══ Stored data ══

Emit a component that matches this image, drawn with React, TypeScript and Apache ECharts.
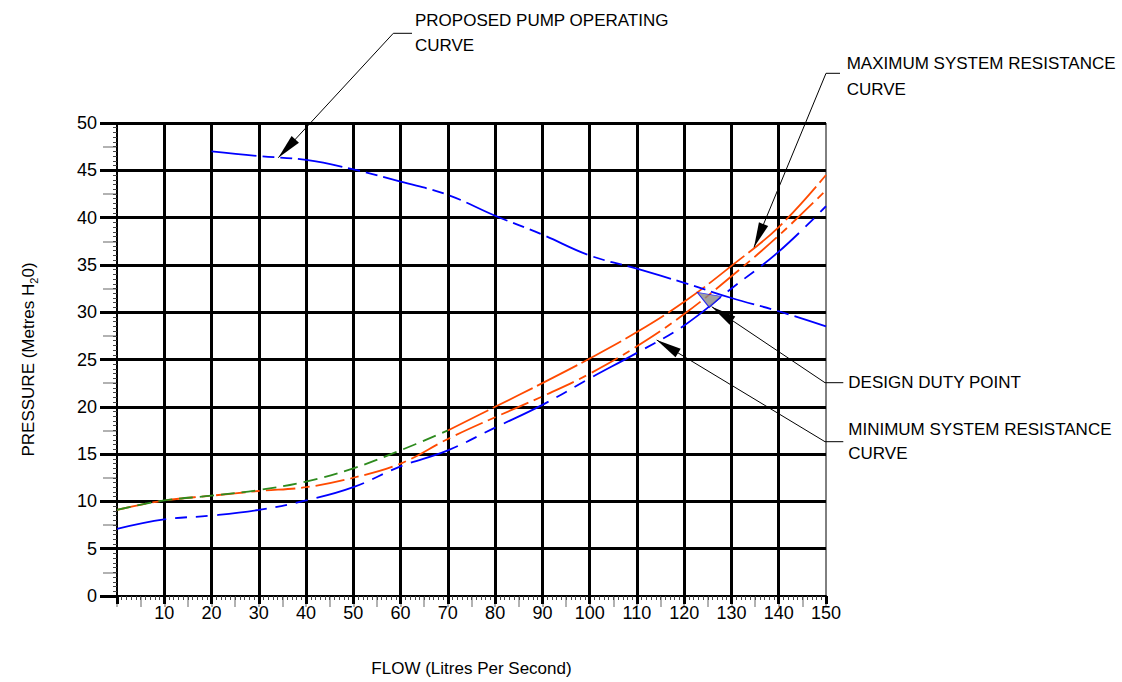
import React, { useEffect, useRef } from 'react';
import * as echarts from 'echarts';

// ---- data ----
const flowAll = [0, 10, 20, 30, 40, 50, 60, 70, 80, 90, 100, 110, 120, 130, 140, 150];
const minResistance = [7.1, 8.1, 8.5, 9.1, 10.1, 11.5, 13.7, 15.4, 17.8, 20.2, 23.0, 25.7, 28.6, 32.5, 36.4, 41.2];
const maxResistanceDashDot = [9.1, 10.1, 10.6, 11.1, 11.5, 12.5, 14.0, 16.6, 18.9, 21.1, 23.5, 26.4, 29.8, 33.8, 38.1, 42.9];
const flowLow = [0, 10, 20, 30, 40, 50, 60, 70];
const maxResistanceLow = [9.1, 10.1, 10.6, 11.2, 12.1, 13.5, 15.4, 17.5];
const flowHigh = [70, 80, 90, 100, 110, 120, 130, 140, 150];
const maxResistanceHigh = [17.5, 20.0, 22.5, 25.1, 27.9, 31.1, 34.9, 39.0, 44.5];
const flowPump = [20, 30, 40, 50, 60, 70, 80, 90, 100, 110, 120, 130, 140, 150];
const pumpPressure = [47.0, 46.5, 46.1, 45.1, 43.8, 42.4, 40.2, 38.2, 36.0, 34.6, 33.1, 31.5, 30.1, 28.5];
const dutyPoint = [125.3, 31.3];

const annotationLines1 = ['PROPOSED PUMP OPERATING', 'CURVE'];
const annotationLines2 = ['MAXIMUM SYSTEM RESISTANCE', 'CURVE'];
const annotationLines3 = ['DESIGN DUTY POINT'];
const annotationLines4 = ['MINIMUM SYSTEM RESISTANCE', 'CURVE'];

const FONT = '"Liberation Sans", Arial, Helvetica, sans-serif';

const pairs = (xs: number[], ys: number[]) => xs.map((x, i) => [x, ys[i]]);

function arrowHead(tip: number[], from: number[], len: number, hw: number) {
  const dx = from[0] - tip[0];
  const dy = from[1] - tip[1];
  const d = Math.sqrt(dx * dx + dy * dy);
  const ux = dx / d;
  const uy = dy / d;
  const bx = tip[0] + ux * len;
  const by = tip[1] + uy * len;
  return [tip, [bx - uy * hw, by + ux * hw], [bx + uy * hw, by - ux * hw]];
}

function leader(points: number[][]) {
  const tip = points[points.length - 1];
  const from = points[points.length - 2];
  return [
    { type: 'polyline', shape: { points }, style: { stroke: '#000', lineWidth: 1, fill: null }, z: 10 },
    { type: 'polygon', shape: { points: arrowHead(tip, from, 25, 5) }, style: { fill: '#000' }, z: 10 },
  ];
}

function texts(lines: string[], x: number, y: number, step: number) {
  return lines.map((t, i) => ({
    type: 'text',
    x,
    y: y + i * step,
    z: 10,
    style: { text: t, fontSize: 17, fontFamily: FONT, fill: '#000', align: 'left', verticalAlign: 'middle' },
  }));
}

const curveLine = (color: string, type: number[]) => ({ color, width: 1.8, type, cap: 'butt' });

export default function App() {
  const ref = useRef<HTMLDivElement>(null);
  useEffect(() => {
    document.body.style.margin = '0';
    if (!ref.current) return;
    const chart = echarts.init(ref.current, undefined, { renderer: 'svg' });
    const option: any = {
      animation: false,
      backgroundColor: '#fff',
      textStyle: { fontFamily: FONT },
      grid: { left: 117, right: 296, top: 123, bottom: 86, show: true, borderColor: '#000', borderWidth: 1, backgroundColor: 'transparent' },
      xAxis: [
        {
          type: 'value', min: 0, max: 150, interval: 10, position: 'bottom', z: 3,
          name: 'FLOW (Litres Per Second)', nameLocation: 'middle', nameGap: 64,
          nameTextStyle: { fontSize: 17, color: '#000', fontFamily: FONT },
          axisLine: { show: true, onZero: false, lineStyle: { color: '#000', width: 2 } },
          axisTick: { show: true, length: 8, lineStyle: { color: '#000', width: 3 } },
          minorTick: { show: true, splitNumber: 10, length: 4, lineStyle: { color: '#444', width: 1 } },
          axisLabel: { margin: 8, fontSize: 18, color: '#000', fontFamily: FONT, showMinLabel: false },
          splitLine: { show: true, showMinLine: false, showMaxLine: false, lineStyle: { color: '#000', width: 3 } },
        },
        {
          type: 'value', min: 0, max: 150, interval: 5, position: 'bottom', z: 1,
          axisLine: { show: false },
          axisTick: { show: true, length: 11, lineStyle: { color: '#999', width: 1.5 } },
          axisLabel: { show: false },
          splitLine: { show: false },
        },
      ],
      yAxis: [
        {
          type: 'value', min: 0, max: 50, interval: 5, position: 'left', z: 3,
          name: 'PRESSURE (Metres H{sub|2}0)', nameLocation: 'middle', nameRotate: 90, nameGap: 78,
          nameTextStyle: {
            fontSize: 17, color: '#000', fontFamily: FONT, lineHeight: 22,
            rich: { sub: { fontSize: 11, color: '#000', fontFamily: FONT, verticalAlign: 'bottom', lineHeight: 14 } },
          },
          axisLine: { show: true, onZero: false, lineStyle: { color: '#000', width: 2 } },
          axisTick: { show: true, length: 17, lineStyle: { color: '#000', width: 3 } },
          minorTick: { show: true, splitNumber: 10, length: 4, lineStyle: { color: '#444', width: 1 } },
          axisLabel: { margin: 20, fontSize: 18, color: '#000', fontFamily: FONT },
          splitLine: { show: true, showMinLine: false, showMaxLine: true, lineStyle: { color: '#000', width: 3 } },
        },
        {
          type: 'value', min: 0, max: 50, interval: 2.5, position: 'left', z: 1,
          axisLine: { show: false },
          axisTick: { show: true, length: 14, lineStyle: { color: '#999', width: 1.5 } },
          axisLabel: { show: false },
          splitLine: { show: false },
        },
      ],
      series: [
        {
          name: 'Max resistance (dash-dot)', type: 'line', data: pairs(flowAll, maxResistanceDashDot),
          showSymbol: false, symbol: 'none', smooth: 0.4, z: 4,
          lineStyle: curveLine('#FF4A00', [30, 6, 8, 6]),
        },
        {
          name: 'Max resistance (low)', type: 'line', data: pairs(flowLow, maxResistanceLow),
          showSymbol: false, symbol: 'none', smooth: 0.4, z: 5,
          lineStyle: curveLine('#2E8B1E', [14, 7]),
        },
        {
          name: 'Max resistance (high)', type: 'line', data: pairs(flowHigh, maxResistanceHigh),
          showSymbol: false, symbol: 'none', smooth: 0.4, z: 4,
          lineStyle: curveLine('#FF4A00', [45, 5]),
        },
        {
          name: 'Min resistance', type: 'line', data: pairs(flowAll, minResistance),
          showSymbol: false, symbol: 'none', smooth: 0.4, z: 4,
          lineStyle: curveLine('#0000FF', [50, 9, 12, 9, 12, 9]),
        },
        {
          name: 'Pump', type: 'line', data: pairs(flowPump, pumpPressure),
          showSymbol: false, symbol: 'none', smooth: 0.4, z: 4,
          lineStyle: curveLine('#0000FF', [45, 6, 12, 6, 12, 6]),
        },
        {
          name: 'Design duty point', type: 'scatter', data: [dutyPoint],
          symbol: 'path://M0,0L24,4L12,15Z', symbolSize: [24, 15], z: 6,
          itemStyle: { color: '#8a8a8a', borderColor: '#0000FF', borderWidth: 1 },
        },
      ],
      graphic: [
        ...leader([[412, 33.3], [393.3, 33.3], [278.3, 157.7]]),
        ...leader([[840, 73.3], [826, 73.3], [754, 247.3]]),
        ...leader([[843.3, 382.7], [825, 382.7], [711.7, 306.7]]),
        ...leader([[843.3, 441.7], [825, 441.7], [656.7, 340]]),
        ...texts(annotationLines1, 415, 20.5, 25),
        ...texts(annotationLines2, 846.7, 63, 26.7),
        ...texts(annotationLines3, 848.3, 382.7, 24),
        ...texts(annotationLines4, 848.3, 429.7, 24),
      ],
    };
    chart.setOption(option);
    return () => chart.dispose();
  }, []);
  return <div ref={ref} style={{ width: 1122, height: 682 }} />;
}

═══

**Your goal**
Pictures stay out. Repeat only the lines from the beginning of the data through the line that has "import * as echarts from 'echarts';".

**Solution to this exercise**
Emit a component that matches this image, drawn with React, TypeScript and Apache ECharts.
import React, { useEffect, useRef } from 'react';
import * as echarts from 'echarts';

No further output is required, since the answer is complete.